技術的思想3記載の車両によれば、車両の車両位置と設定手段により設定された走行経路との離れ度合を離れ度合算出手段により算出する。そして、付与手段は、離れ度合算出手段により算出された離れ度合が所定の度合よりも大きい場合には、検出手段により検出された車両に付与されている操舵角と判断手段により判断された目標操舵角との差の絶対値が小さいほど、操舵手段に対し、車両に付与される操舵角が目標操舵角へ近づく方向へ操舵の補助力を大きく付与するように構成されている。車両の車両位置が走行経路と大きく離れており、しかも、車両に実際に付与されている操舵角も目標操舵角と大きく異なっている場合は、搭乗者は、自分の意思によって走行経路に因らずに車両を走行させていると考えられる。よって、この場合は、操舵手段に対して付与される上記の操舵の補助力を小さくすることで、搭乗者の意思に従って操舵手段が操舵され易くすることができる。一方、車両の車両位置が走行経路と大きく離れていても、車両に実際に付与されている操舵角が目標操舵角と近い場合は、走行経路に沿って車両を走行させたいという意思が搭乗者にあると考えられる。よって、この場合は、操舵手段に対して付与される上記の操舵の補助力を大きくすることで、搭乗者の意思に従って走行経路に沿った走行が行われるように操舵手段が操舵され易くすることができる。従って、技術的思想3記載の車両によれば、技術的思想1又は2に記載の車両の奏する効果に加え、搭乗者の意思を強く反映させながら、操舵支援を行うことができるという効果がある。
<その他>
<手段>
技術的思想1記載の車両は、車両の走行経路を設定する設定手段と、前記車両に操舵角を付与する操舵手段と、前記設定手段により設定された走行経路に沿って車両を走行させる場合に前記操舵手段によって前記車両に付与すべき目標操舵角を判断する判断手段と、前記操舵手段により前記車両に付与されている操舵角を検出する検出手段と、その検出手段により検出された前記車両に付与されている操舵角と前記判断手段により判断された前記目標操舵角との差の絶対値が大きいほど、前記操舵手段に対し、前記車両に付与される操舵角が前記目標操舵角へ近づく方向へ操舵の補助力を大きく付与する付与手段と、を備える。

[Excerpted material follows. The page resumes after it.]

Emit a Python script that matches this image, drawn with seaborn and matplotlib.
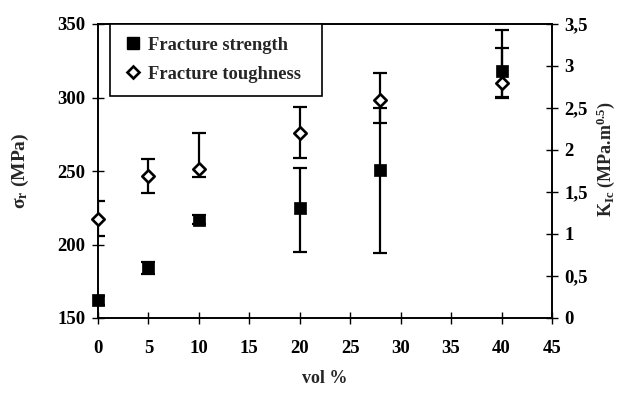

技術的思想2の車両は、技術的思想1記載の車両において、前記車両の周辺状況を取得する周辺状況取得手段と、その周辺状況取得手段により取得された前記周辺状況から、前記検出手段により検出された前記車両に付与されている操舵角にて前記車両を走行させ続けた場合の危険度合を算出する危険度合算出手段と、を備え、前記付与手段は、前記危険度合算出手段により算出された危険度合が高い程、前記操舵手段に対して付与される前記操舵の補助力を大きくする。
技術的思想3の車両は、技術的思想1又は2に記載の車両において、前記車両の車両位置と前記設定手段により設定された前記走行経路との離れ度合を算出する離れ度合算出手段を備え、前記付与手段は、前記離れ度合算出手段により算出された離れ度合が所定の度合よりも大きい場合には、前記検出手段により検出された前記車両に付与されている操舵角と前記判断手段により判断された前記目標操舵角との差の絶対値が小さいほど、前記操舵手段に対し、前記車両に付与される操舵角が前記目標操舵角へ近づく方向へ操舵の補助力を大きく付与する。
技術的思想4の車両制御プログラムは、車両に操舵角を付与する操舵手段を備えた車両のコンピュータにより実行されるものであって、前記コンピュータに、車両の走行経路を設定する設定ステップと、その設定ステップにより設定された走行経路に沿って車両を走行させる場合に前記操舵手段によって前記車両に付与すべき目標操舵角を判断する判断ステップと、前記操舵手段により前記車両に付与されている操舵角を検出する検出ステップと、その検出ステップにより検出された前記車両に付与されている操舵角と前記判断ステップにより判断された前記目標操舵角との差の絶対値が大きいほど、前記操舵手段に対し、前記車両に付与される操舵角が前記目標操舵角へ近づく方向へ操舵の補助力を大きく付与する付与ステップと、を実行させる。